NU researchers find mice can navigate the world using only smell
March 7, 2018
Northwestern researchers have found that the mouse brain can draw a mental map of the world based only on smell.
Neurobiology graduate student Brad Radvansky and neurobiology Prof. Daniel Dombeck developed a virtual reality “landscape” with a different smell at every location in a virtual track. They discovered that mice could navigate the virtual world based solely on smells, which could lead to a fuller understanding of the ways odors can guide animal behavior.
The study was published Feb. 26 in the journal Nature Communications, according to a news release.
“Odor-guided behaviors are very important for animals, and every organism that can move can use chemicals in space to guide its movements,” Radvansky told The Daily. “(This fundamental behavior has) been very difficult to study because odors … (are) very difficult to control in an experiment. You can imagine an odor in a room. It’ll just diffuse all over the place.”
Dombeck said the study’s key takeaway was the ability to “very rapidly and precisely” control the odors an animal smelled, enabled by the odor-based virtual reality system they developed. Through virtual reality, the team could define the animal’s environment so that the only thing telling the animals their location was their sense of smell, he added.
In the experiment, a mouse ran on a Styrofoam ball and smelled odors blown quickly onto its nose, Radvansky said. The mouse, facing a screen, ran up and down a virtual reality track, he added, with the ball acting like the mouse’s video game controller.
“It’s all in virtual reality, so the mouse doesn’t actually go anywhere,” Radvansky said. “It just sees that it goes somewhere on a screen and smells that it goes somewhere new.”
Even after the screen was turned off, the mouse could still navigate in virtual reality using only its sense of smell, Radvansky said.
The researchers used bubblegum and pine smells, and changed the balance of the odors depending on the mouse’s location within the virtual world, Radvansky said. He added that the team avoided scents like cat urine, to which mice would have an “innate response.”
The team also found that some of the “neural mechanisms” responsible for navigating using smell were the same as the ones used when mice navigated by sight, Radvansky added.

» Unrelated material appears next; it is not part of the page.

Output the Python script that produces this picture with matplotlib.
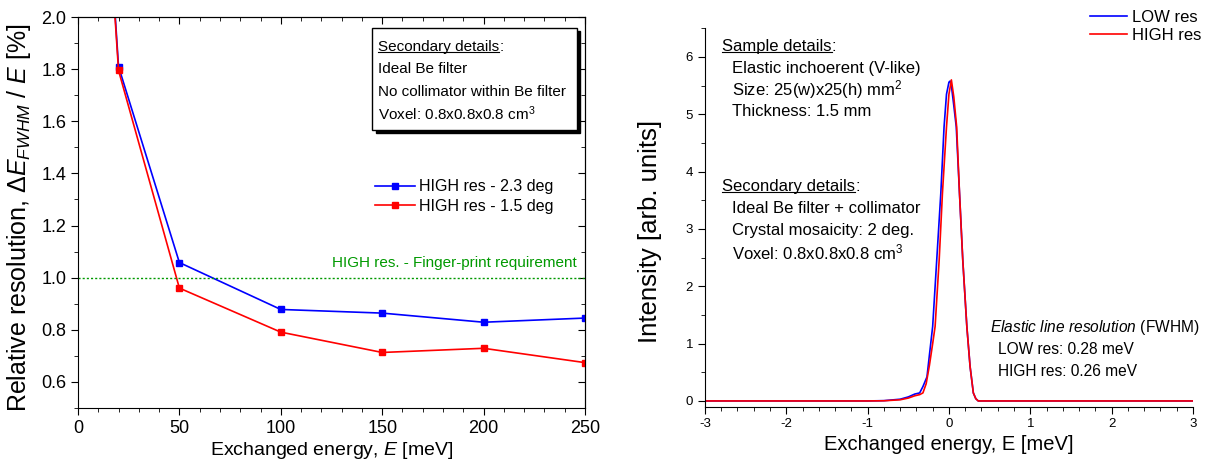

“We were able to … identify the part of the brain that’s activated during navigation and show it’s activated in the same way using odors as it was for using visual cues,” Dombeck said.
Though the study focused on mice, its results could potentially have implications for human brains, which have many similarities to mouse brains, Dombeck added.
Radvansky said their system could also be applicable to virtual reality technology, which currently focuses on vision and sound. Odor in virtual reality has not really been explored, he added.
Radvansky said he is interested in the question: “What is ‘space’ really made out of?”
“We sense different features of the world with our eyes and our ears and our noses, but there’s no variable that we detect directly that is called ‘space,’” Radvansky said. “In this experiment, we showed that if the world is made out of just smell, you can still have a map of space in your brain.”